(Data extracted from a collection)

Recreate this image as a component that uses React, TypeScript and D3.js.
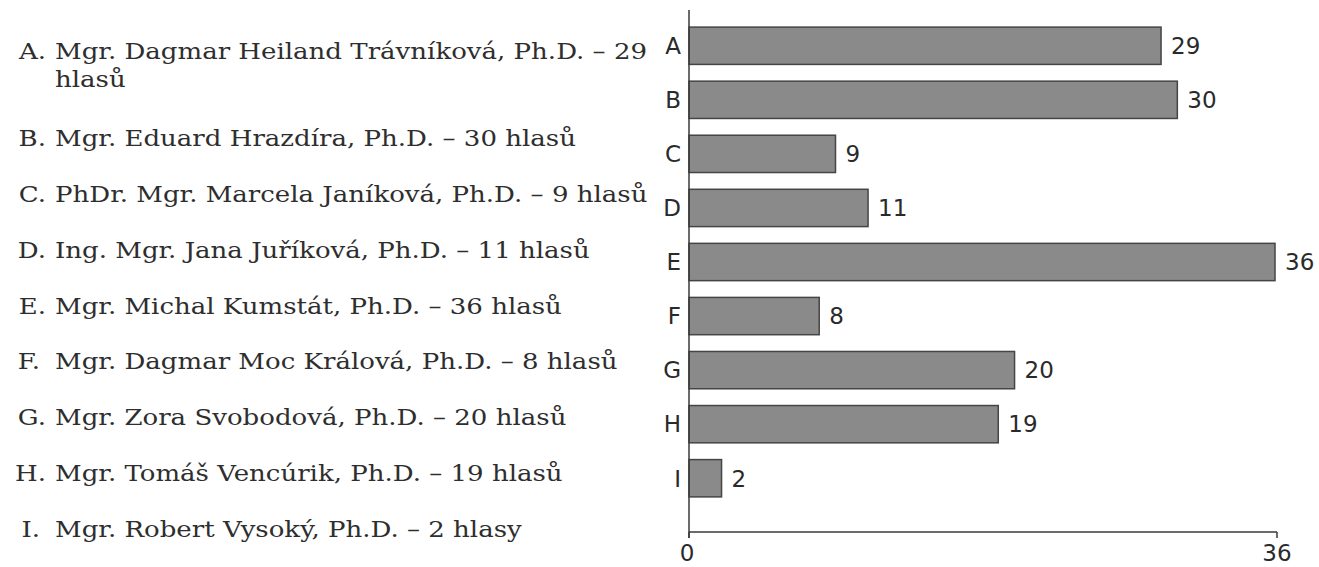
import * as d3 from "d3";
import { useRef, useEffect } from "react";

const letters = ["A", "B", "C", "D", "E", "F", "G", "H", "I"];
const votes = [29, 30, 9, 11, 36, 8, 20, 19, 2];
const names = [
  ["Mgr. Dagmar Heiland Trávníková, Ph.D. – 29", "hlasů"],
  ["Mgr. Eduard Hrazdíra, Ph.D. – 30 hlasů"],
  ["PhDr. Mgr. Marcela Janíková, Ph.D. – 9 hlasů"],
  ["Ing. Mgr. Jana Juříková, Ph.D. – 11 hlasů"],
  ["Mgr. Michal Kumstát, Ph.D. – 36 hlasů"],
  ["Mgr. Dagmar Moc Králová, Ph.D. – 8 hlasů"],
  ["Mgr. Zora Svobodová, Ph.D. – 20 hlasů"],
  ["Mgr. Tomáš Vencúrik, Ph.D. – 19 hlasů"],
  ["Mgr. Robert Vysoký, Ph.D. – 2 hlasy"],
];
const xTicks = [0, 36];

export default function App() {
  const svgRef = useRef(null);

  useEffect(() => {
    const svg = d3.select(svgRef.current);
    svg.selectAll("*").remove();

    const x = d3.scaleLinear().domain([0, 36]).range([689, 1275]);
    const y = d3.scaleBand().domain(letters).range([19, 505]).paddingInner(0.31).paddingOuter(0.15);

    // left list (serif, stretched a bit to match the wider original face)
    const list = svg.append("g")
      .attr("font-family", "'DejaVu Serif', 'Liberation Serif', serif")
      .attr("font-size", 22)
      .attr("fill", "#2e2e2e");
    const rowY = d3.scaleLinear().domain([1, 8]).range([146, 537]);
    const lineNodes = [];
    names.forEach((lines, i) => {
      const by = i === 0 ? 59 : rowY(i);
      lineNodes.push(list.append("text")
        .attr("x", i === 5 || i === 8 ? 40 : 46).attr("y", by)
        .attr("text-anchor", "end")
        .text(letters[i] + ".").node());
      lines.forEach((ln, j) => {
        lineNodes.push(list.append("text")
          .attr("x", 55).attr("y", by + j * 28)
          .text(ln).node());
      });
    });
    const ref = lineNodes[1].getComputedTextLength();
    const k = ref > 0 ? 592 / ref : 1;
    lineNodes.forEach((n) => {
      const w = n.getComputedTextLength();
      if (w > 0) {
        n.setAttribute("textLength", String(w * k));
        n.setAttribute("lengthAdjust", "spacingAndGlyphs");
      }
    });

    // bars
    svg.append("g").selectAll("rect")
      .data(votes)
      .enter()
      .append("rect")
      .attr("x", x(0))
      .attr("y", (d, i) => y(letters[i]))
      .attr("width", (d) => x(d) - x(0))
      .attr("height", y.bandwidth())
      .attr("fill", "#8a8a8a")
      .attr("stroke", "#454545")
      .attr("stroke-width", 1.5);

    const sans = "'DejaVu Sans', sans-serif";

    svg.append("g").selectAll("text")
      .data(votes)
      .enter()
      .append("text")
      .attr("x", (d) => x(d) + 10)
      .attr("y", (d, i) => y(letters[i]) + y.bandwidth() / 2)
      .attr("dy", "0.36em")
      .attr("font-family", sans)
      .attr("font-size", 23)
      .attr("fill", "#2a2a2a")
      .text((d) => d);

    // category labels
    svg.append("g").selectAll("text")
      .data(letters)
      .enter()
      .append("text")
      .attr("x", 681)
      .attr("y", (d) => y(d) + y.bandwidth() / 2)
      .attr("dy", "0.36em")
      .attr("text-anchor", "end")
      .attr("font-family", sans)
      .attr("font-size", 23)
      .attr("fill", "#2a2a2a")
      .text((d) => d);

    // axes
    const axisColor = "#3a3a3a";
    svg.append("line")
      .attr("x1", x(0)).attr("x2", x(0))
      .attr("y1", 10).attr("y2", 538)
      .attr("stroke", axisColor).attr("stroke-width", 1.5);
    svg.append("line")
      .attr("x1", x(0)).attr("x2", x(36) + 2)
      .attr("y1", 532).attr("y2", 532)
      .attr("stroke", axisColor).attr("stroke-width", 1.5);

    const ticks = svg.append("g");
    ticks.selectAll("line")
      .data(xTicks)
      .enter()
      .append("line")
      .attr("x1", (d) => x(d) + (d ? 2 : 0)).attr("x2", (d) => x(d) + (d ? 2 : 0))
      .attr("y1", 532).attr("y2", 538)
      .attr("stroke", axisColor).attr("stroke-width", 1.5);
    ticks.selectAll("text")
      .data(xTicks)
      .enter()
      .append("text")
      .attr("x", (d) => x(d) + (d ? 2 : -2))
      .attr("y", 561)
      .attr("text-anchor", "middle")
      .attr("font-family", sans)
      .attr("font-size", 23)
      .attr("fill", "#2a2a2a")
      .text((d) => d);
  }, []);

  return (
    <svg
      ref={svgRef}
      width={1319}
      height={567}
      style={{ position: "absolute", left: 0, top: 0, background: "#fff" }}
    />
  );
}
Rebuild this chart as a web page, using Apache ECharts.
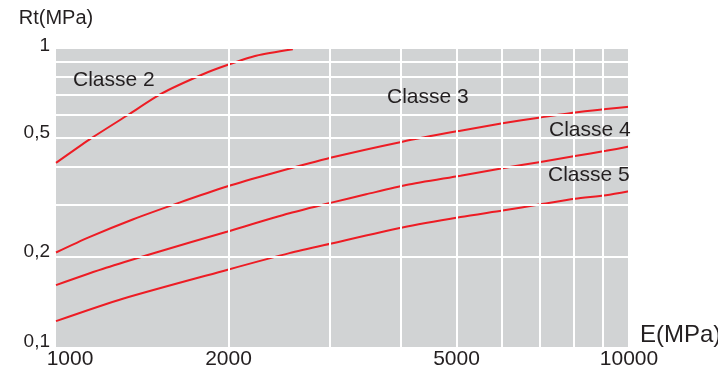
<!DOCTYPE html>
<html>
<head>
<meta charset="utf-8">
<style>
  html, body { margin: 0; padding: 0; background: #ffffff; }
  #chart { width: 718px; height: 370px; }
</style>
<script src="https://cdn.jsdelivr.net/npm/echarts@6/dist/echarts.min.js"></script>
</head>
<body>
<div id="chart"></div>
<script>
// Tensile strength Rt against modulus E, one curve per class (log-log)
const e2  = [1000, 1145, 1335, 1530, 1805, 1990, 2235, 2590];
const rt2 = [0.413, 0.495, 0.597, 0.705, 0.817, 0.877, 0.942, 0.99];

const e3  = [1000, 1143, 1361, 1642, 1987, 2389, 3025, 4024, 5081, 6016, 7009, 8049, 9116, 10000];
const rt3 = [0.207, 0.233, 0.267, 0.304, 0.344, 0.381, 0.430, 0.486, 0.529, 0.560, 0.586, 0.609, 0.625, 0.636];

const e4  = [1000, 1223, 1495, 1987, 2555, 3025, 3477, 4084, 5081, 6016, 7009, 8049, 9116, 10000];
const rt4 = [0.161, 0.184, 0.207, 0.243, 0.280, 0.304, 0.324, 0.348, 0.374, 0.396, 0.416, 0.435, 0.453, 0.468];

const e5  = [1000, 1308, 1987, 2555, 3025, 4024, 5081, 6016, 7009, 8049, 9116, 10000];
const rt5 = [0.122, 0.145, 0.181, 0.206, 0.222, 0.251, 0.272, 0.286, 0.300, 0.313, 0.322, 0.332];

const classNames = ['Classe 2', 'Classe 3', 'Classe 4', 'Classe 5'];

// Axis ticks and grid values
const xTickLabels = [1000, 2000, 5000, 10000];
const yTickLabels = [0.1, 0.2, 0.5, 1];
const xGridValues = [2000, 3000, 4000, 5000, 6000, 7000, 8000, 9000, 10000];
const yGridValues = [0.2, 0.3, 0.4, 0.5, 0.6, 0.7, 0.8, 0.9, 1];

const FONT = '"Liberation Sans", Arial, Helvetica, sans-serif';
const TEXT = '#231f20';
const RED = '#ed1c24';

const pairs = (xs, ys) => xs.map((x, i) => [x, ys[i]]);
const curves = [pairs(e2, rt2), pairs(e3, rt3), pairs(e4, rt4), pairs(e5, rt5)];

const chart = echarts.init(document.getElementById('chart'), null, { renderer: 'canvas' });

// White grid lines at every unit of each decade
const gridSeries = {
  type: 'line',
  data: [],
  silent: true,
  z: 1,
  markLine: {
    silent: true,
    symbol: ['none', 'none'],
    animation: false,
    label: { show: false },
    lineStyle: { color: '#ffffff', width: 2, type: 'solid' },
    data: xGridValues.map(v => ({ xAxis: v })).concat(yGridValues.map(v => ({ yAxis: v })))
  }
};

const curveSeries = curves.map((d, i) => ({
  name: classNames[i],
  type: 'line',
  data: d,
  smooth: 0.25,
  showSymbol: false,
  symbol: 'none',
  z: 3,
  lineStyle: { color: RED, width: 2 },
  emphasis: { disabled: true }
}));

const labelStyle = { fill: TEXT, font: '21px ' + FONT };
const yRich = { color: TEXT, fontFamily: FONT, fontSize: 19 };

chart.setOption({
  animation: false,
  grid: {
    left: 56, right: 89, top: 48, bottom: 23,
    outerBoundsMode: 'none',
    containLabel: false,
    show: true, backgroundColor: '#d1d3d4', borderWidth: 0
  },
  xAxis: {
    type: 'log', logBase: 10, min: 1000, max: 10000,
    name: 'E(MPa)',
    nameLocation: 'end',
    nameGap: 11,
    nameTextStyle: { color: TEXT, fontFamily: FONT, fontSize: 24, align: 'left', verticalAlign: 'bottom' },
    axisLine: { show: false },
    axisTick: { show: false },
    splitLine: { show: false },
    axisLabel: {
      customValues: xTickLabels,
      color: TEXT, fontFamily: FONT, fontSize: 21, margin: 2,
      formatter: v => (v === 1000 ? '{first|1000}' : String(v)),
      rich: { first: { color: TEXT, fontFamily: FONT, fontSize: 21, padding: [0, 0, 0, 28] } }
    }
  },
  yAxis: {
    type: 'log', logBase: 10, min: 0.1, max: 1,
    name: 'Rt(MPa)',
    nameLocation: 'end',
    nameGap: 20,
    nameTextStyle: { color: TEXT, fontFamily: FONT, fontSize: 20 },
    axisLine: { show: false },
    axisTick: { show: false },
    splitLine: { show: false },
    axisLabel: {
      customValues: yTickLabels,
      color: TEXT, fontFamily: FONT, fontSize: 19, margin: 6,
      formatter: v => (v === 1 ? '{top|1}' : '{t|' + String(v).replace('.', ',') + '}'),
      rich: {
        t: Object.assign({ padding: [0, 0, 10, 0] }, yRich),
        top: Object.assign({ padding: [0, 0, 4, 0] }, yRich)
      }
    }
  },
  graphic: [
    { type: 'text', z: 100, left: 73, top: 70, style: Object.assign({ text: classNames[0] }, labelStyle) },
    { type: 'text', z: 100, left: 387, top: 87, style: Object.assign({ text: classNames[1] }, labelStyle) },
    { type: 'text', z: 100, left: 549, top: 120, style: Object.assign({ text: classNames[2] }, labelStyle) },
    { type: 'text', z: 100, left: 548, top: 165, style: Object.assign({ text: classNames[3] }, labelStyle) }
  ],
  series: [gridSeries].concat(curveSeries)
});
</script>
</body>
</html>
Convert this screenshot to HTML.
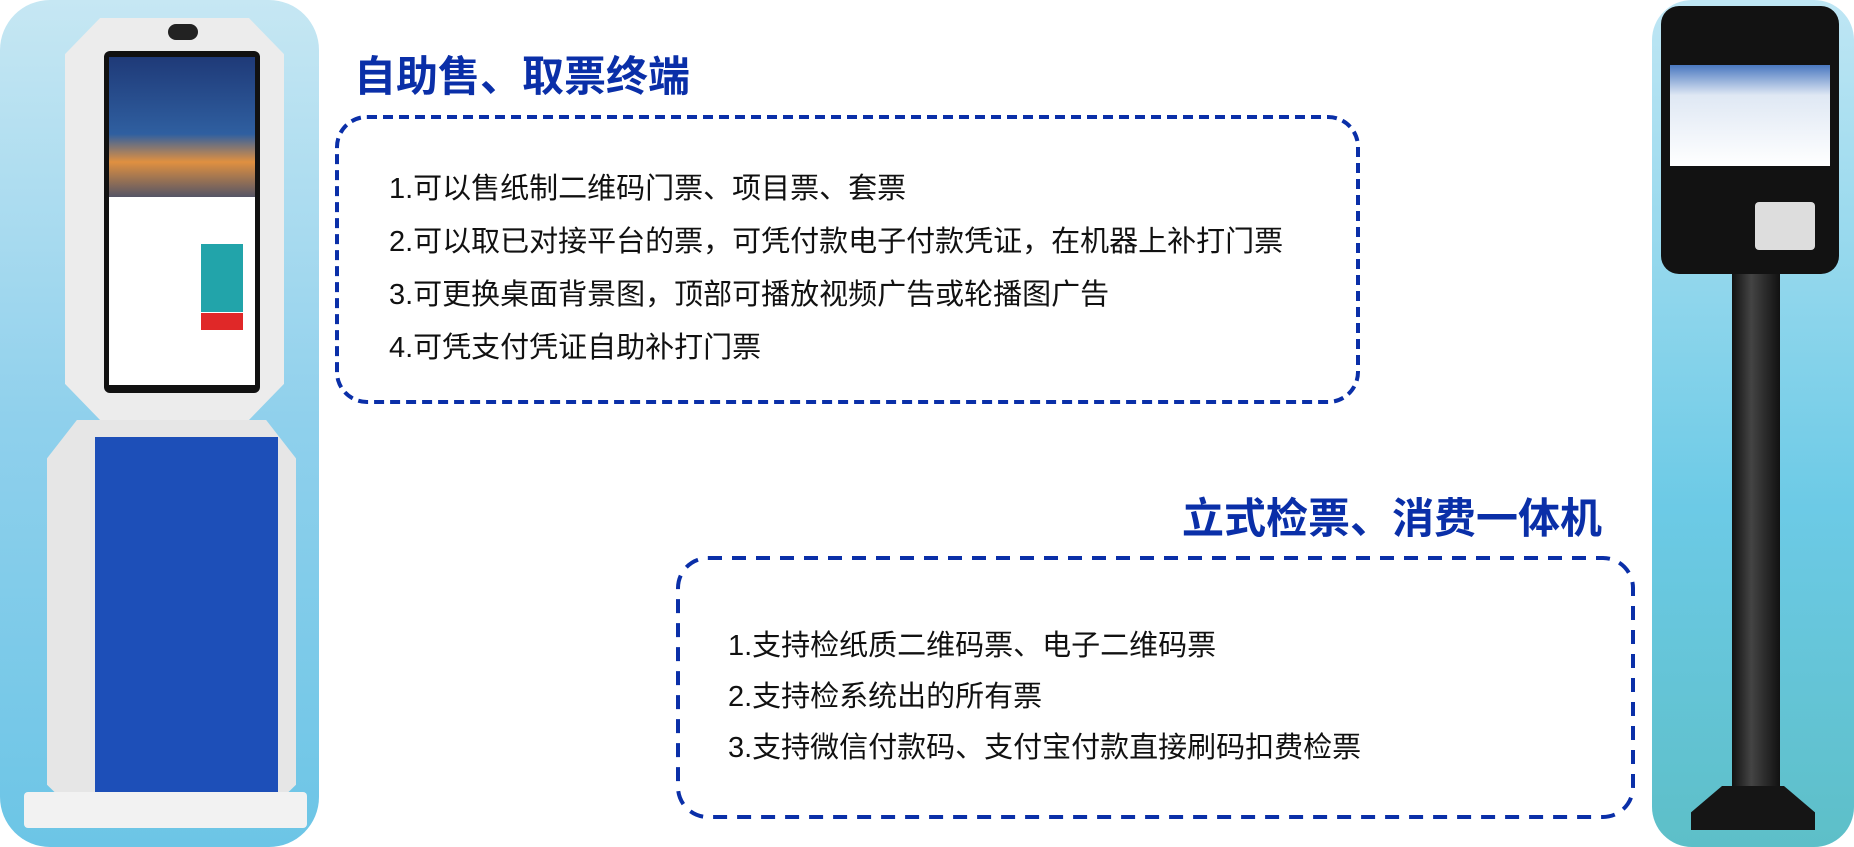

§ GOAL
Pictures do not belong in the copy. Reproduce exactly the lines from the one with "Rebuild this chart" to the one with "0.877, 0.942, 0.99];", both lines included.

§ EXERCISE RESULT
Rebuild this chart as a web page, using Apache ECharts.
<!DOCTYPE html>
<html>
<head>
<meta charset="utf-8">
<style>
  html, body { margin: 0; padding: 0; background: #ffffff; }
  #chart { width: 718px; height: 370px; }
</style>
<script src="https://cdn.jsdelivr.net/npm/echarts@6/dist/echarts.min.js"></script>
</head>
<body>
<div id="chart"></div>
<script>
// Tensile strength Rt against modulus E, one curve per class (log-log)
const e2  = [1000, 1145, 1335, 1530, 1805, 1990, 2235, 2590];
const rt2 = [0.413, 0.495, 0.597, 0.705, 0.817, 0.877, 0.942, 0.99];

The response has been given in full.